State TV said the cause of death was a heart attack.

Morsi, who was 67, had been in custody since his removal after mass protests.

The Muslim Brotherhood said the death was a "full-fledged murder".

Activists and his family had long said Morsi was not receiving treatment for serious health problems such as high blood pressure and diabetes, and was constantly being held in solitary confinement.

After decades of repression under Egyptian autocrats, the Brotherhood won a parliamentary election after a popular uprising toppled Mubarak and his military-backed establishment in 2011.

Mursi was elected to power in 2012 in Egypt‘s first free presidential election, having been thrown into the race at the last moment by the disqualification on a technicality of millionaire businessman Khairat al-Shater, by far the Brotherhood’s preferred choice.

His victory marked a radical break with the military men who had provided every Egyptian leader since the overthrow of the monarchy in 1952.
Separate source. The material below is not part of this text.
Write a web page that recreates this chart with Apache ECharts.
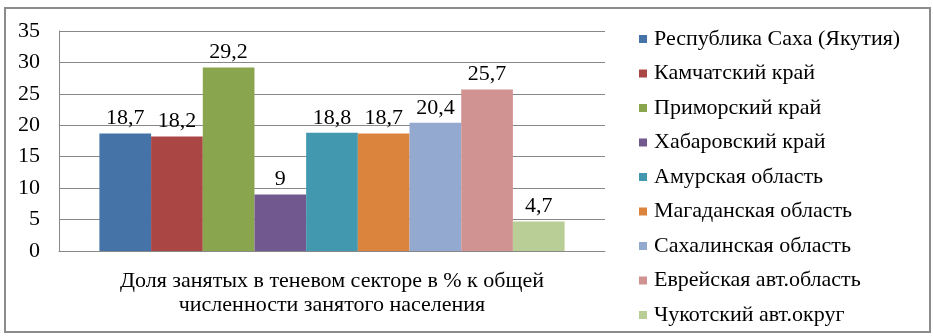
<!DOCTYPE html>
<html><head><meta charset="utf-8">
<script src="https://cdn.jsdelivr.net/npm/echarts@6/dist/echarts.min.js"></script>
<style>html,body{margin:0;padding:0;background:#fff}#c{width:933px;height:336px}</style>
</head><body><div id="c"></div>
<script>
const categories = ['Доля занятых в теневом секторе в % к общей\nчисленности занятого населения'];
const seriesNames = ['Республика Саха (Якутия)','Камчатский край','Приморский край','Хабаровский край','Амурская область','Магаданская область','Сахалинская область','Еврейская авт.область','Чукотский авт.округ'];
const seriesValues = [18.7, 18.2, 29.2, 9, 18.8, 18.7, 20.4, 25.7, 4.7];
const colors = ['#4572A7','#AA4643','#89A54E','#71588F','#4198AF','#DB843D','#93A9CF','#D19392','#B9CD96'];
const yTicks = [0,5,10,15,20,25,30,35];

const font = '"Liberation Serif", "Times New Roman", serif';
const fs = 22;
const chart = echarts.init(document.getElementById('c'));
chart.setOption({
  animation:false,
  color: colors,
  textStyle:{fontFamily:font},
  graphic:[{type:'rect',shape:{x:5,y:8,width:925,height:324},style:{fill:'none',stroke:'#8c8c8c',lineWidth:2}}],
  grid:{left:59,right:328,top:31,bottom:85},
  legend:{orient:'vertical',left:639,top:27,height:300,padding:0,itemWidth:8,itemHeight:8,itemGap:10.5,
    icon:'rect',textStyle:{fontFamily:font,fontSize:fs,color:'#000',lineHeight:24,padding:[0,0,0,2]},
    data:seriesNames},
  xAxis:{type:'category',data:categories,
    axisLine:{show:true,lineStyle:{color:'#888',width:1}},axisTick:{show:false},
    axisLabel:{fontFamily:font,fontSize:fs,color:'#000',lineHeight:24,margin:18}},
  yAxis:{type:'value',min:0,max:35,interval:5,
    axisLine:{show:true,lineStyle:{color:'#888',width:1}},axisTick:{show:false},
    splitLine:{lineStyle:{color:'#888',width:1}},
    axisLabel:{fontFamily:font,fontSize:fs,color:'#000',margin:19,
      formatter:v=>yTicks.includes(v)?String(v):''}},
  series: seriesNames.map((n,i)=>({
    name:n,type:'bar',barGap:0,barCategoryGap:'14.8%',
    data:[seriesValues[i]],
    label:{show:true,position:'top',distance:4,fontFamily:font,fontSize:fs,color:'#000',
      formatter:p=>String(p.value).replace('.',',')}
  }))
});
</script></body></html>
Mursi promised a moderate Islamist agenda to steer Egypt into a new democratic era where autocracy would be replaced by transparent government that respected human rights and revived the fortunes of a powerful Arab state long in decline.
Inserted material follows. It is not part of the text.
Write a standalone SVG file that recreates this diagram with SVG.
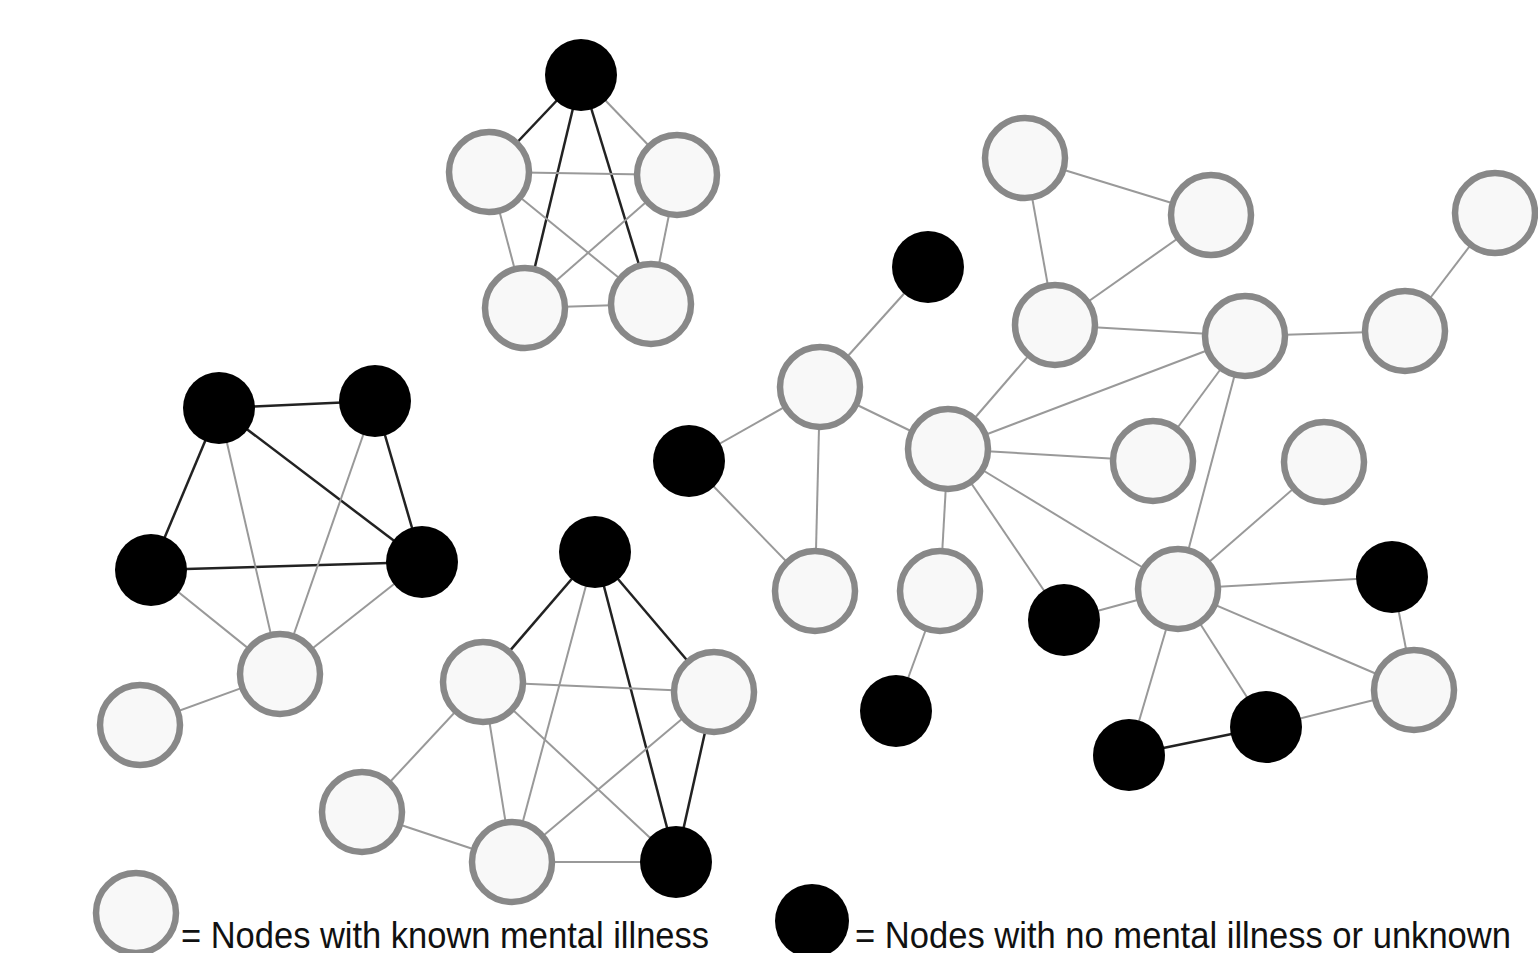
<svg xmlns="http://www.w3.org/2000/svg" width="1538" height="953" viewBox="0 0 1538 953">
<style>
.w{fill:#f8f8f8;stroke:#888;stroke-width:6.5}
.b{fill:#000}
.g{stroke:#999;stroke-width:2;fill:none}
.d{stroke:#222;stroke-width:2.5;fill:none}
.t{font-family:"Liberation Sans Narrow","Liberation Sans",Arial,sans-serif;font-size:36px;fill:#111}
</style>
<rect width="1538" height="953" fill="#fff"/>
<g id="connectors">
<line class="d" x1="581" y1="75" x2="489" y2="172"/>
<line class="d" x1="581" y1="75" x2="525" y2="308"/>
<line class="d" x1="581" y1="75" x2="651" y2="304"/>
<line class="g" x1="581" y1="75" x2="677" y2="175"/>
<line class="g" x1="489" y1="172" x2="677" y2="175"/>
<line class="g" x1="489" y1="172" x2="525" y2="308"/>
<line class="g" x1="489" y1="172" x2="651" y2="304"/>
<line class="g" x1="677" y1="175" x2="525" y2="308"/>
<line class="g" x1="677" y1="175" x2="651" y2="304"/>
<line class="g" x1="525" y1="308" x2="651" y2="304"/>
<line class="d" x1="219" y1="408" x2="375" y2="401"/>
<line class="d" x1="219" y1="408" x2="151" y2="570"/>
<line class="d" x1="219" y1="408" x2="422" y2="562"/>
<line class="d" x1="375" y1="401" x2="422" y2="562"/>
<line class="d" x1="151" y1="570" x2="422" y2="562"/>
<line class="g" x1="219" y1="408" x2="280" y2="674"/>
<line class="g" x1="375" y1="401" x2="280" y2="674"/>
<line class="g" x1="151" y1="570" x2="280" y2="674"/>
<line class="g" x1="422" y1="562" x2="280" y2="674"/>
<line class="g" x1="280" y1="674" x2="140" y2="725"/>
<line class="d" x1="595" y1="552" x2="483" y2="682"/>
<line class="d" x1="595" y1="552" x2="714" y2="692"/>
<line class="d" x1="595" y1="552" x2="676" y2="862"/>
<line class="g" x1="595" y1="552" x2="512" y2="862"/>
<line class="g" x1="483" y1="682" x2="714" y2="692"/>
<line class="g" x1="483" y1="682" x2="512" y2="862"/>
<line class="g" x1="483" y1="682" x2="676" y2="862"/>
<line class="g" x1="483" y1="682" x2="362" y2="812"/>
<line class="g" x1="714" y1="692" x2="512" y2="862"/>
<line class="d" x1="714" y1="692" x2="676" y2="862"/>
<line class="g" x1="362" y1="812" x2="512" y2="862"/>
<line class="g" x1="512" y1="862" x2="676" y2="862"/>
<line class="g" x1="1025" y1="158" x2="1211" y2="215"/>
<line class="g" x1="1025" y1="158" x2="1055" y2="325"/>
<line class="g" x1="1211" y1="215" x2="1055" y2="325"/>
<line class="g" x1="1055" y1="325" x2="1245" y2="336"/>
<line class="g" x1="1245" y1="336" x2="1405" y2="331"/>
<line class="g" x1="1405" y1="331" x2="1495" y2="213"/>
<line class="g" x1="1055" y1="325" x2="948" y2="449"/>
<line class="g" x1="1245" y1="336" x2="948" y2="449"/>
<line class="g" x1="1245" y1="336" x2="1153" y2="461"/>
<line class="g" x1="1245" y1="336" x2="1178" y2="589"/>
<line class="g" x1="948" y1="449" x2="1153" y2="461"/>
<line class="g" x1="948" y1="449" x2="1178" y2="589"/>
<line class="g" x1="948" y1="449" x2="1064" y2="620"/>
<line class="g" x1="948" y1="449" x2="940" y2="591"/>
<line class="g" x1="948" y1="449" x2="820" y2="387"/>
<line class="g" x1="820" y1="387" x2="928" y2="267"/>
<line class="g" x1="820" y1="387" x2="689" y2="461"/>
<line class="g" x1="820" y1="387" x2="815" y2="591"/>
<line class="g" x1="689" y1="461" x2="815" y2="591"/>
<line class="g" x1="940" y1="591" x2="896" y2="711"/>
<line class="g" x1="1064" y1="620" x2="1178" y2="589"/>
<line class="g" x1="1178" y1="589" x2="1324" y2="462"/>
<line class="g" x1="1178" y1="589" x2="1392" y2="577"/>
<line class="g" x1="1178" y1="589" x2="1414" y2="690"/>
<line class="g" x1="1178" y1="589" x2="1266" y2="727"/>
<line class="g" x1="1178" y1="589" x2="1129" y2="755"/>
<line class="g" x1="1392" y1="577" x2="1414" y2="690"/>
<line class="g" x1="1414" y1="690" x2="1266" y2="727"/>
<line class="d" x1="1266" y1="727" x2="1129" y2="755"/>
</g>
<g id="n1"><circle class="b" cx="581" cy="75" r="36"/></g>
<g id="n2"><circle class="w" cx="489" cy="172" r="40"/></g>
<g id="n3"><circle class="w" cx="677" cy="175" r="40"/></g>
<g id="n4"><circle class="w" cx="525" cy="308" r="40"/></g>
<g id="n5"><circle class="w" cx="651" cy="304" r="40"/></g>
<g id="n6"><circle class="b" cx="219" cy="408" r="36"/></g>
<g id="n7"><circle class="b" cx="375" cy="401" r="36"/></g>
<g id="n8"><circle class="b" cx="151" cy="570" r="36"/></g>
<g id="n9"><circle class="b" cx="422" cy="562" r="36"/></g>
<g id="n10"><circle class="w" cx="280" cy="674" r="40"/></g>
<g id="n11"><circle class="w" cx="140" cy="725" r="40"/></g>
<g id="n12"><circle class="b" cx="595" cy="552" r="36"/></g>
<g id="n13"><circle class="w" cx="483" cy="682" r="40"/></g>
<g id="n14"><circle class="w" cx="714" cy="692" r="40"/></g>
<g id="n15"><circle class="w" cx="362" cy="812" r="40"/></g>
<g id="n16"><circle class="w" cx="512" cy="862" r="40"/></g>
<g id="n17"><circle class="b" cx="676" cy="862" r="36"/></g>
<g id="n18"><circle class="w" cx="1025" cy="158" r="40"/></g>
<g id="n19"><circle class="w" cx="1211" cy="215" r="40"/></g>
<g id="n20"><circle class="w" cx="1495" cy="213" r="40"/></g>
<g id="n21"><circle class="b" cx="928" cy="267" r="36"/></g>
<g id="n22"><circle class="w" cx="1055" cy="325" r="40"/></g>
<g id="n23"><circle class="w" cx="1245" cy="336" r="40"/></g>
<g id="n24"><circle class="w" cx="1405" cy="331" r="40"/></g>
<g id="n25"><circle class="w" cx="820" cy="387" r="40"/></g>
<g id="n26"><circle class="b" cx="689" cy="461" r="36"/></g>
<g id="n27"><circle class="w" cx="948" cy="449" r="40"/></g>
<g id="n28"><circle class="w" cx="1153" cy="461" r="40"/></g>
<g id="n29"><circle class="w" cx="1324" cy="462" r="40"/></g>
<g id="n30"><circle class="w" cx="815" cy="591" r="40"/></g>
<g id="n31"><circle class="w" cx="940" cy="591" r="40"/></g>
<g id="n32"><circle class="b" cx="1064" cy="620" r="36"/></g>
<g id="n33"><circle class="w" cx="1178" cy="589" r="40"/></g>
<g id="n34"><circle class="b" cx="1392" cy="577" r="36"/></g>
<g id="n35"><circle class="w" cx="1414" cy="690" r="40"/></g>
<g id="n36"><circle class="b" cx="896" cy="711" r="36"/></g>
<g id="n37"><circle class="b" cx="1266" cy="727" r="36"/></g>
<g id="n38"><circle class="b" cx="1129" cy="755" r="36"/></g>
<g id="legend-white">
<circle class="w" cx="136" cy="913" r="40"/>
<text class="t" x="181" y="948" textLength="528" lengthAdjust="spacingAndGlyphs">= Nodes with known mental illness</text>
</g>
<g id="legend-black">
<circle class="b" cx="812" cy="921" r="37"/>
<text class="t" x="855" y="948" textLength="656" lengthAdjust="spacingAndGlyphs">= Nodes with no mental illness or unknown</text>
</g>
</svg>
But the euphoria that greeted the end of an era of presidents who ruled like pharaohs did not last long.

The stocky, bespectacled man, born in 1951 in the dying days of the monarchy, told Egyptians he would deliver an “Egyptian renaissance with an Islamic foundation”.

Instead, he alienated millions who accused him of usurping unlimited powers, imposing the Brotherhood’s conservative brand of Islam and mismanaging the economy, all of which he denied.

Security sources said the Interior Ministry had declared a state of alert on Monday, notably in Mursi’s home province of Sharqiya in the Nile Delta, where the body was expected to be taken for burial.